So far this year, the Village of Hampshire, Ill., has had two snowfalls. As of yesterday, some of the streets in its Tuscany Woods subdivision were covered with ice because Park National Bank—which took over this development when Pasquinelli, the Burr Ridge, Ill.-based builder and developer, defaulted on its $21 million loan with the bank — didn't have its snow-removal contract in place, according to Village president Jeff Magnussen.
So it sometimes goes at partly finished communities that become victims of the housing and credit crises. Their completions are uncertain and their services can get lost in the shuffle. Magnussen tells BUILDER that Pasquinelli finished fewer than 100 of the 341 homes in Phase I of Tuscany Woods before it "walked off the project" last August.
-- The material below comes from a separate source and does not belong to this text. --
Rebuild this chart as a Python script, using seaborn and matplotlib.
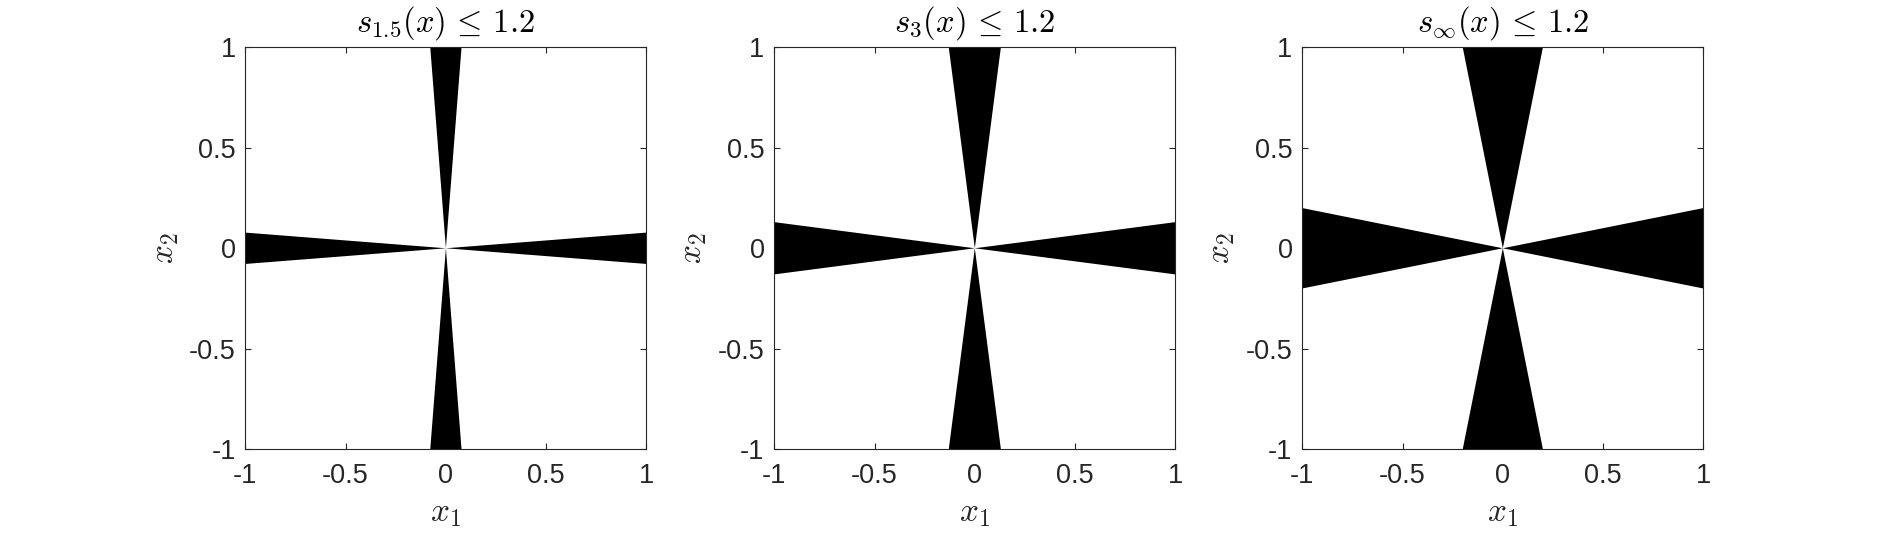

He says the builder was having trouble selling single-family homes that accounted for about 20 percent of what it had built there (the rest were townhomes).
Calls that BUILDER placed with both the office of Michael Pasquinelli, the builder's CEO, and Sarah Withrow, Park National Bank's contact with the Village of Hampshire, were not returned.
Tuscany Woods is one of several neighborhoods on which lenders have filed foreclosure lawsuits against Pasquinelli, the housing industry's 21st-largest builder in 2007. In its complaint, which it filed last summer, Park National said it was taking over the 119-acre Tuscany Woods development because the builder's debt to tangible net worth ratio had risen above 5 to 1, which placed construction loans totaling $38.6 million for the Tuscany Woods project and another development in Myrtle Beach, S.C., in violation of their respective covenants. A call by BUILDER to David Trimmer, Pasquinelli's division manager in South Carolina, to find out the status of the subdivision in question, was not returned.
Crain's Chicago Business, which has been following Pasquinelli's legal problems, reports that GMAC Mortgage Group filed a foreclosure lawsuit in October against one of the builder's projects in Texas, and that Park National filed another suit in Kane Circuit Court in Illinois on a development adjacent to Tuscany Woods after a Pasquinelli affiliate missed a $3.3 million payment due Sept. 30. The magazine also reports that Harris Bank last month filed suit against Pasquinelli in Cook County Circuit Court in Illinois, claiming the builder owes $3.9 million for an interest-rate hedging contract. The Aurora Beacon Journalreported a few days ago that First Midwest Bank is foreclosing on Pasquinelli's Cedar Creek subdivision in Joliet, Ill. The bank filed a foreclosure lawsuit against the company Nov. 7, claiming that Pasquinelli is in default in the amount of $6,740,408 for the Villas of Cedar Creek as well as another $4,329,273 for the Reserves and the Estates at Cedar Creek.
It's hard to gauge whether Pasquinelli's financial problems are isolated to a handful of its projects—as is the case with many large productions builders whose AC&D loans are collateralized by assets that are currently under water—or if its problems run deeper. According to its Web site, Pasquinelli currently has around 100 communities in nine states, where it builds under its own name and Portrait Homes. BUILDER's attempts to reach sales contacts at several of Pasquinelli's neighborhoods were either not returned or unavailing. Some people who picked up the phone sounded extremely nervous talking to a reporter. A few salespeople deferred questions to division managers—who include Tina Pasquinelli in Indianapolis and Bruno Pasquinelli in Dallas—whom BUILDER was not able to reach.
Magnussen confirms a report, which first appeared in the Courier News, which covers Chicago's suburbs, that his village is holding $1.2 million in bond money from Park National to ensure that its roads, streets, and parks are completed. He's not sure, though, when the 310-unit second phase of Tuscany Woods—which is vacant right now—will get built by PHI, a developer contracted for the project that Magnussen says has ties to Pasquinelli and the late owner of Kimball Hill Homes, David Hill.